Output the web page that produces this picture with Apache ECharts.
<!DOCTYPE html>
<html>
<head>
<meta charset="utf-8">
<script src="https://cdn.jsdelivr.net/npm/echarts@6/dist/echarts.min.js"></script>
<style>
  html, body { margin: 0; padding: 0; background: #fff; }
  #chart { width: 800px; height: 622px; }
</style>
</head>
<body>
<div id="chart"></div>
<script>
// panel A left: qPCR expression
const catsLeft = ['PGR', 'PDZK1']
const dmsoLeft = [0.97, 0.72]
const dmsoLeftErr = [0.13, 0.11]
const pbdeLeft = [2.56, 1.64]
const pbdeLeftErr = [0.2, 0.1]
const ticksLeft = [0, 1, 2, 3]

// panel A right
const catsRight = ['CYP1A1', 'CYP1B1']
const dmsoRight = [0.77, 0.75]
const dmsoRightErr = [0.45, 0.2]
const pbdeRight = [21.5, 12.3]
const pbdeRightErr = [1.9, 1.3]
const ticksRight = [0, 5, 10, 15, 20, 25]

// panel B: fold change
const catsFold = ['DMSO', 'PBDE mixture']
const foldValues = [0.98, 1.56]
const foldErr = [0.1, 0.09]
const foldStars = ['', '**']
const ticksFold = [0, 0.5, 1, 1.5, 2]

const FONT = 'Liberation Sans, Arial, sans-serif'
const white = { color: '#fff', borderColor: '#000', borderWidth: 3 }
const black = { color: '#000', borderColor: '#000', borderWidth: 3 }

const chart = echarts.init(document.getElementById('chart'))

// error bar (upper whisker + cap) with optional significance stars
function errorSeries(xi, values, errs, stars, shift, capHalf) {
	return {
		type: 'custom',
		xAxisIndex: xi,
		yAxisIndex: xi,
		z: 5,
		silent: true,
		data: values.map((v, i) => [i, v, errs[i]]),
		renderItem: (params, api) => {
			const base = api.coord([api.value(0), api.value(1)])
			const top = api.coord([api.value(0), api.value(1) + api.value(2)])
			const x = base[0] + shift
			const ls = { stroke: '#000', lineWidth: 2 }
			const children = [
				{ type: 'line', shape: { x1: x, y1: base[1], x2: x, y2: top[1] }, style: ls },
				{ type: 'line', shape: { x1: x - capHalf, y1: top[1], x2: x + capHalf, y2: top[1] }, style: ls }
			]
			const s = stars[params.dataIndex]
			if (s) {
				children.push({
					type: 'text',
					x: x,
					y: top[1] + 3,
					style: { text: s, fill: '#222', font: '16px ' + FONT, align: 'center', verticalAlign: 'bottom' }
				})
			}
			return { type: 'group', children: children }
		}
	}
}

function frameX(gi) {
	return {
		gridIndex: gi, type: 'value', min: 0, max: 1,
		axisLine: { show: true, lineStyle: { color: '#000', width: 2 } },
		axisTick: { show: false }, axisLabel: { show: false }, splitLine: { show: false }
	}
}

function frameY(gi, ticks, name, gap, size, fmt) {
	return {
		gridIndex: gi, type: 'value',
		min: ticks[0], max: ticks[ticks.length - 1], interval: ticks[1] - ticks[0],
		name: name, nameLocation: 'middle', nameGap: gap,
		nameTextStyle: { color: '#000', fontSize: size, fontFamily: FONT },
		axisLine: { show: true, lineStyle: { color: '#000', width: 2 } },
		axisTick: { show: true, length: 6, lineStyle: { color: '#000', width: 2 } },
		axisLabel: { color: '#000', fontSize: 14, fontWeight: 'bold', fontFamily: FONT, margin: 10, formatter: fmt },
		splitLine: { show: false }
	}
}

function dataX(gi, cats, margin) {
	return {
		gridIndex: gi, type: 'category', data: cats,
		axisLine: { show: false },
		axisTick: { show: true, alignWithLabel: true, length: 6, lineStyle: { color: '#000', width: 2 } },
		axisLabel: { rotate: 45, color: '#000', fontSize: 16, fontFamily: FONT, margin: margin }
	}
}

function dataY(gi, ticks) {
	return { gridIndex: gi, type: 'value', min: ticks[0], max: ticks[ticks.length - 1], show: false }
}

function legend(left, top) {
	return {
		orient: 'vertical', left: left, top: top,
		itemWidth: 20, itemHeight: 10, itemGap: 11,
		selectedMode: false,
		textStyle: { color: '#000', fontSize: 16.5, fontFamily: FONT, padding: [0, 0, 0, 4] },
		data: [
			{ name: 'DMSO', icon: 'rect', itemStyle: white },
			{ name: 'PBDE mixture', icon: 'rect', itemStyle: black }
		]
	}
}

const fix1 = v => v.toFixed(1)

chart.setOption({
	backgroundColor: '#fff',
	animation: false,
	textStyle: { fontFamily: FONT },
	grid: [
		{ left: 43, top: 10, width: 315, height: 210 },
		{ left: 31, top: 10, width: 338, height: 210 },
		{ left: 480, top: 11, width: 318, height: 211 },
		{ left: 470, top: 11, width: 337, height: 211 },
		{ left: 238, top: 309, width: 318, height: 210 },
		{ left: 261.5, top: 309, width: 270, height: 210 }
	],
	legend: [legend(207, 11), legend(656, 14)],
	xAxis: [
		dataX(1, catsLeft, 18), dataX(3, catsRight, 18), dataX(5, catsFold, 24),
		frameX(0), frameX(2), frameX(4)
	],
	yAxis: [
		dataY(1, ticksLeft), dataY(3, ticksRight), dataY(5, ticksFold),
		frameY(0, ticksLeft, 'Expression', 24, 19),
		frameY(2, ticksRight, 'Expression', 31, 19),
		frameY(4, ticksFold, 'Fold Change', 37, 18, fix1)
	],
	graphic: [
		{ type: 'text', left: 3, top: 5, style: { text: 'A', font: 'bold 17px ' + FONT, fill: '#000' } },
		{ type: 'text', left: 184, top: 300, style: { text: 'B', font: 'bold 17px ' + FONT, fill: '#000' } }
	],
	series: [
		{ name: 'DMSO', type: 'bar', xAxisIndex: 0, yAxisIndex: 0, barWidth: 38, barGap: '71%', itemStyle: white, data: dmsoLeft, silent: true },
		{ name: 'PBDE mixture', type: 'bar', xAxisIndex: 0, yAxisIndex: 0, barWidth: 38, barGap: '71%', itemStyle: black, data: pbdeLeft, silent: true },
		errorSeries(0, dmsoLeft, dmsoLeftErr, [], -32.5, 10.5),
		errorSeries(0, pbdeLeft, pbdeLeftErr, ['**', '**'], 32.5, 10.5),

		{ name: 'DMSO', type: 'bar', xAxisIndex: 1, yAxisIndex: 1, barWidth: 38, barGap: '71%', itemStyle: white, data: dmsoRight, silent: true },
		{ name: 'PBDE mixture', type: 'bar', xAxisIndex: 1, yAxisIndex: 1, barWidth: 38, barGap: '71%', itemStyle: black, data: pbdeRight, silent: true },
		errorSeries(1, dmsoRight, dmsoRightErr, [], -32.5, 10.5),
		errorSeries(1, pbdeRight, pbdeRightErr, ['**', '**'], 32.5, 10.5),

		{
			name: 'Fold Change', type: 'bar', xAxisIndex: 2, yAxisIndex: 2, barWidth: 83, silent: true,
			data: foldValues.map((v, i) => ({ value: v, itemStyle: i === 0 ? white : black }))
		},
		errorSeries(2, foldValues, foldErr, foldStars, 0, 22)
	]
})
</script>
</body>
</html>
○ ○ ○ ○
Reproduce the data, keeping every line exactly the same.

COMPLETE ANSWER:
Output the web page that produces this picture with Apache ECharts.
<!DOCTYPE html>
<html>
<head>
<meta charset="utf-8">
<script src="https://cdn.jsdelivr.net/npm/echarts@6/dist/echarts.min.js"></script>
<style>
  html, body { margin: 0; padding: 0; background: #fff; }
  #chart { width: 800px; height: 622px; }
</style>
</head>
<body>
<div id="chart"></div>
<script>
// panel A left: qPCR expression
const catsLeft = ['PGR', 'PDZK1']
const dmsoLeft = [0.97, 0.72]
const dmsoLeftErr = [0.13, 0.11]
const pbdeLeft = [2.56, 1.64]
const pbdeLeftErr = [0.2, 0.1]
const ticksLeft = [0, 1, 2, 3]

// panel A right
const catsRight = ['CYP1A1', 'CYP1B1']
const dmsoRight = [0.77, 0.75]
const dmsoRightErr = [0.45, 0.2]
const pbdeRight = [21.5, 12.3]
const pbdeRightErr = [1.9, 1.3]
const ticksRight = [0, 5, 10, 15, 20, 25]

// panel B: fold change
const catsFold = ['DMSO', 'PBDE mixture']
const foldValues = [0.98, 1.56]
const foldErr = [0.1, 0.09]
const foldStars = ['', '**']
const ticksFold = [0, 0.5, 1, 1.5, 2]

const FONT = 'Liberation Sans, Arial, sans-serif'
const white = { color: '#fff', borderColor: '#000', borderWidth: 3 }
const black = { color: '#000', borderColor: '#000', borderWidth: 3 }

const chart = echarts.init(document.getElementById('chart'))

// error bar (upper whisker + cap) with optional significance stars
function errorSeries(xi, values, errs, stars, shift, capHalf) {
	return {
		type: 'custom',
		xAxisIndex: xi,
		yAxisIndex: xi,
		z: 5,
		silent: true,
		data: values.map((v, i) => [i, v, errs[i]]),
		renderItem: (params, api) => {
			const base = api.coord([api.value(0), api.value(1)])
			const top = api.coord([api.value(0), api.value(1) + api.value(2)])
			const x = base[0] + shift
			const ls = { stroke: '#000', lineWidth: 2 }
			const children = [
				{ type: 'line', shape: { x1: x, y1: base[1], x2: x, y2: top[1] }, style: ls },
				{ type: 'line', shape: { x1: x - capHalf, y1: top[1], x2: x + capHalf, y2: top[1] }, style: ls }
			]
			const s = stars[params.dataIndex]
			if (s) {
				children.push({
					type: 'text',
					x: x,
					y: top[1] + 3,
					style: { text: s, fill: '#222', font: '16px ' + FONT, align: 'center', verticalAlign: 'bottom' }
				})
			}
			return { type: 'group', children: children }
		}
	}
}

function frameX(gi) {
	return {
		gridIndex: gi, type: 'value', min: 0, max: 1,
		axisLine: { show: true, lineStyle: { color: '#000', width: 2 } },
		axisTick: { show: false }, axisLabel: { show: false }, splitLine: { show: false }
	}
}

function frameY(gi, ticks, name, gap, size, fmt) {
	return {
		gridIndex: gi, type: 'value',
		min: ticks[0], max: ticks[ticks.length - 1], interval: ticks[1] - ticks[0],
		name: name, nameLocation: 'middle', nameGap: gap,
		nameTextStyle: { color: '#000', fontSize: size, fontFamily: FONT },
		axisLine: { show: true, lineStyle: { color: '#000', width: 2 } },
		axisTick: { show: true, length: 6, lineStyle: { color: '#000', width: 2 } },
		axisLabel: { color: '#000', fontSize: 14, fontWeight: 'bold', fontFamily: FONT, margin: 10, formatter: fmt },
		splitLine: { show: false }
	}
}

function dataX(gi, cats, margin) {
	return {
		gridIndex: gi, type: 'category', data: cats,
		axisLine: { show: false },
		axisTick: { show: true, alignWithLabel: true, length: 6, lineStyle: { color: '#000', width: 2 } },
		axisLabel: { rotate: 45, color: '#000', fontSize: 16, fontFamily: FONT, margin: margin }
	}
}

function dataY(gi, ticks) {
	return { gridIndex: gi, type: 'value', min: ticks[0], max: ticks[ticks.length - 1], show: false }
}

function legend(left, top) {
	return {
		orient: 'vertical', left: left, top: top,
		itemWidth: 20, itemHeight: 10, itemGap: 11,
		selectedMode: false,
		textStyle: { color: '#000', fontSize: 16.5, fontFamily: FONT, padding: [0, 0, 0, 4] },
		data: [
			{ name: 'DMSO', icon: 'rect', itemStyle: white },
			{ name: 'PBDE mixture', icon: 'rect', itemStyle: black }
		]
	}
}

const fix1 = v => v.toFixed(1)

chart.setOption({
	backgroundColor: '#fff',
	animation: false,
	textStyle: { fontFamily: FONT },
	grid: [
		{ left: 43, top: 10, width: 315, height: 210 },
		{ left: 31, top: 10, width: 338, height: 210 },
		{ left: 480, top: 11, width: 318, height: 211 },
		{ left: 470, top: 11, width: 337, height: 211 },
		{ left: 238, top: 309, width: 318, height: 210 },
		{ left: 261.5, top: 309, width: 270, height: 210 }
	],
	legend: [legend(207, 11), legend(656, 14)],
	xAxis: [
		dataX(1, catsLeft, 18), dataX(3, catsRight, 18), dataX(5, catsFold, 24),
		frameX(0), frameX(2), frameX(4)
	],
	yAxis: [
		dataY(1, ticksLeft), dataY(3, ticksRight), dataY(5, ticksFold),
		frameY(0, ticksLeft, 'Expression', 24, 19),
		frameY(2, ticksRight, 'Expression', 31, 19),
		frameY(4, ticksFold, 'Fold Change', 37, 18, fix1)
	],
	graphic: [
		{ type: 'text', left: 3, top: 5, style: { text: 'A', font: 'bold 17px ' + FONT, fill: '#000' } },
		{ type: 'text', left: 184, top: 300, style: { text: 'B', font: 'bold 17px ' + FONT, fill: '#000' } }
	],
	series: [
		{ name: 'DMSO', type: 'bar', xAxisIndex: 0, yAxisIndex: 0, barWidth: 38, barGap: '71%', itemStyle: white, data: dmsoLeft, silent: true },
		{ name: 'PBDE mixture', type: 'bar', xAxisIndex: 0, yAxisIndex: 0, barWidth: 38, barGap: '71%', itemStyle: black, data: pbdeLeft, silent: true },
		errorSeries(0, dmsoLeft, dmsoLeftErr, [], -32.5, 10.5),
		errorSeries(0, pbdeLeft, pbdeLeftErr, ['**', '**'], 32.5, 10.5),

		{ name: 'DMSO', type: 'bar', xAxisIndex: 1, yAxisIndex: 1, barWidth: 38, barGap: '71%', itemStyle: white, data: dmsoRight, silent: true },
		{ name: 'PBDE mixture', type: 'bar', xAxisIndex: 1, yAxisIndex: 1, barWidth: 38, barGap: '71%', itemStyle: black, data: pbdeRight, silent: true },
		errorSeries(1, dmsoRight, dmsoRightErr, [], -32.5, 10.5),
		errorSeries(1, pbdeRight, pbdeRightErr, ['**', '**'], 32.5, 10.5),

		{
			name: 'Fold Change', type: 'bar', xAxisIndex: 2, yAxisIndex: 2, barWidth: 83, silent: true,
			data: foldValues.map((v, i) => ({ value: v, itemStyle: i === 0 ? white : black }))
		},
		errorSeries(2, foldValues, foldErr, foldStars, 0, 22)
	]
})
</script>
</body>
</html>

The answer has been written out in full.